I will build this world from love… yai dai dai
And you must build this world from love… yai dai dai
And if we build this world from love… yai dai dai
Then God will build this world from love… yai dai dai

AD: Olam Chesed. The phrase comes from Psalms were we read, “I will sing about God’s chesed forever chadei hashem olam ashir”… “For I said, ‘the world is built on chesed.’”
Now, we could be more precise, for the verse might be better translated, God will “establish chesed l’olam forever.” It is about building chesed, not building the world with chesed. For now, though, let’s just focus on this word, chesed.

We generally translate chesed as loving-kindness. But the commentary in our parasha offers more nuance explaining that chesed is “a crucial term in the Bible expressing intimate relationship and covenantal obligation.”

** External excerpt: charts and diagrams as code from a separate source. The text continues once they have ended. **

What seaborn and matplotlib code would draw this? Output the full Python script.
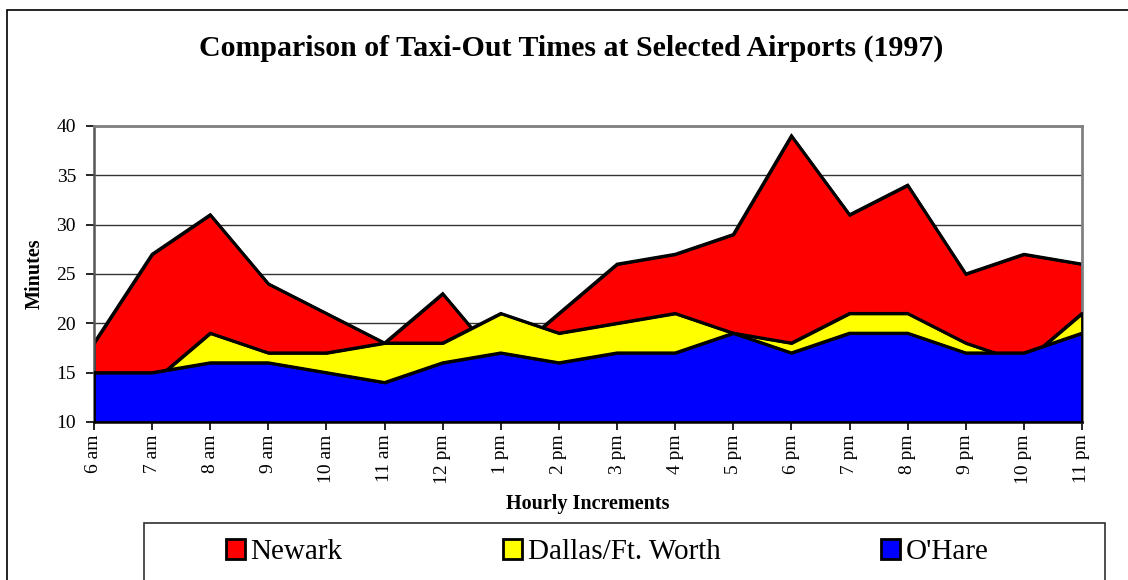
import matplotlib
matplotlib.use("Agg")
import matplotlib.pyplot as plt
import seaborn as sns
import pandas as pd
from matplotlib.patches import Patch, Rectangle

# Average taxi-out minutes by hour of departure
hours = ["6 am", "7 am", "8 am", "9 am", "10 am", "11 am", "12 pm", "1 pm", "2 pm",
         "3 pm", "4 pm", "5 pm", "6 pm", "7 pm", "8 pm", "9 pm", "10 pm", "11 pm"]
newark = [18, 27, 31, 24, 21, 18, 23, 16, 21, 26, 27, 29, 39, 31, 34, 25, 27, 26]
dallas = [15, 14, 19, 17, 17, 18, 18, 21, 19, 20, 21, 19, 18, 21, 21, 18, 16, 21]
ohare = [15, 15, 16, 16, 15, 14, 16, 17, 16, 17, 17, 19, 17, 19, 19, 17, 17, 19]

series_names = ["Newark", "Dallas/Ft. Worth", "O'Hare"]
series_colors = ["#FF0000", "#FFFF00", "#0000FF"]

sns.set_theme(style="white")
plt.rcParams["font.family"] = ["Liberation Serif", "DejaVu Serif"]
plt.rcParams.update({"text.color": "black", "axes.labelcolor": "black",
                     "xtick.color": "black", "ytick.color": "black"})

W, H = 1128, 580
fig = plt.figure(figsize=(W / 100, H / 100), dpi=100)

# outer chart frame
fig.patches.append(Rectangle((7 / W, -0.05), 1.2, 1 - 10 / H + 0.05,
                             transform=fig.transFigure, fill=False,
                             edgecolor="black", linewidth=1.2, zorder=0))

ax = fig.add_axes([94 / W, 1 - 422 / H, 988 / W, 296 / H])

df = pd.DataFrame({"pos": range(len(hours)), "hour": hours,
                   "Newark": newark, "Dallas/Ft. Worth": dallas, "O'Hare": ohare})

base = 10
for i, (name, color) in enumerate(zip(series_names, series_colors)):
    z = 2 + i
    ax.fill_between(df["pos"], base, df[name], facecolor=color, edgecolor="black",
                    linewidth=2, joinstyle="miter", zorder=z)
    sns.lineplot(data=df, x="pos", y=name, color="black", linewidth=2.2,
                 sort=False, estimator=None, ax=ax, zorder=z + 0.5,
                 solid_joinstyle="miter")

ax.set_xlim(0, len(hours) - 1)
ax.set_ylim(10, 40)
ax.set_yticks(range(10, 41, 5))
ax.set_xticks(df["pos"])
ax.set_xticklabels(hours, rotation=90, fontsize=14)
ax.tick_params(axis="y", labelsize=14, pad=7)
ax.tick_params(axis="x", pad=3)
ax.tick_params(axis="both", direction="out", length=6, width=1.2, color="black",
               bottom=True, left=True)

ax.yaxis.grid(True, color="#333333", linewidth=1)
ax.xaxis.grid(False)
ax.set_axisbelow(True)

ax.spines["left"].set_color("#555555")
ax.spines["left"].set_linewidth(1.8)
ax.spines["bottom"].set_color("black")
ax.spines["bottom"].set_linewidth(1.8)
for side in ["top", "right"]:
    ax.spines[side].set_color("#808080")
    ax.spines[side].set_linewidth(2)

ax.set_xlabel("Hourly Increments", fontsize=14.5, fontweight="bold", va="center")
ax.xaxis.set_label_coords(0.5, (422 - 504) / 296)
ax.set_ylabel("Minutes", fontsize=14.5, fontweight="bold", va="center")
ax.yaxis.set_label_coords((35 - 94) / 988, 0.5)

fig.text(571 / W, 1 - 48 / H, "Comparison of Taxi-Out Times at Selected Airports (1997)",
         ha="center", va="center", fontsize=21.5, fontweight="bold")

# legend box
fig.patches.append(Rectangle((144 / W, -0.05), 961 / W, (580 - 523) / H + 0.05,
                             transform=fig.transFigure, facecolor="white",
                             edgecolor="#303030", linewidth=1.2, zorder=1))
handles = [Patch(facecolor=c, edgecolor="black", linewidth=2) for c in series_colors]
fig.legend(handles, series_names, loc="center", bbox_to_anchor=(607 / W, 1 - 552 / H),
           ncol=3, frameon=False, fontsize=21, handlelength=0.65, handleheight=0.7,
           handletextpad=0.2, columnspacing=5.5)

fig.savefig("out.png", dpi=100)
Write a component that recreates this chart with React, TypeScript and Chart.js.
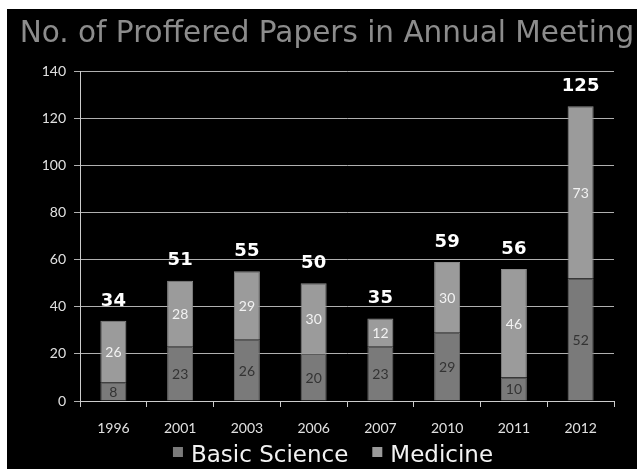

Thus, when Moshe breaks out in song having crossed the sea he sings, “nachita v’chadecha am zu kanita. God led the people with chesed.” Commentators debate the meaning of the phrase. Some say it refers to the past- don’t view at the plagues as a show of power and might but an act of love that brought about salvation. Others say it refers to the future- to the fire and cloud that will guide the Israelites through the desert. For us today in a world of confusion and fear and brokenness, we are reminded not just of the chesed we Jews have known but of the chesed we must embody.
Chesed/lovingkindness: it is the essential aim of our covenant, our responsibility to each other and our duty to God. And that moves us to sing.

Let me be clear. I am not suggesting that we all share the same politics or the same protests. But as a Jewish community coming together on Shabbat, we all share the prayer and we all make the same promise: to build a world on chesed, a world of compassion and care, of kindness and of love.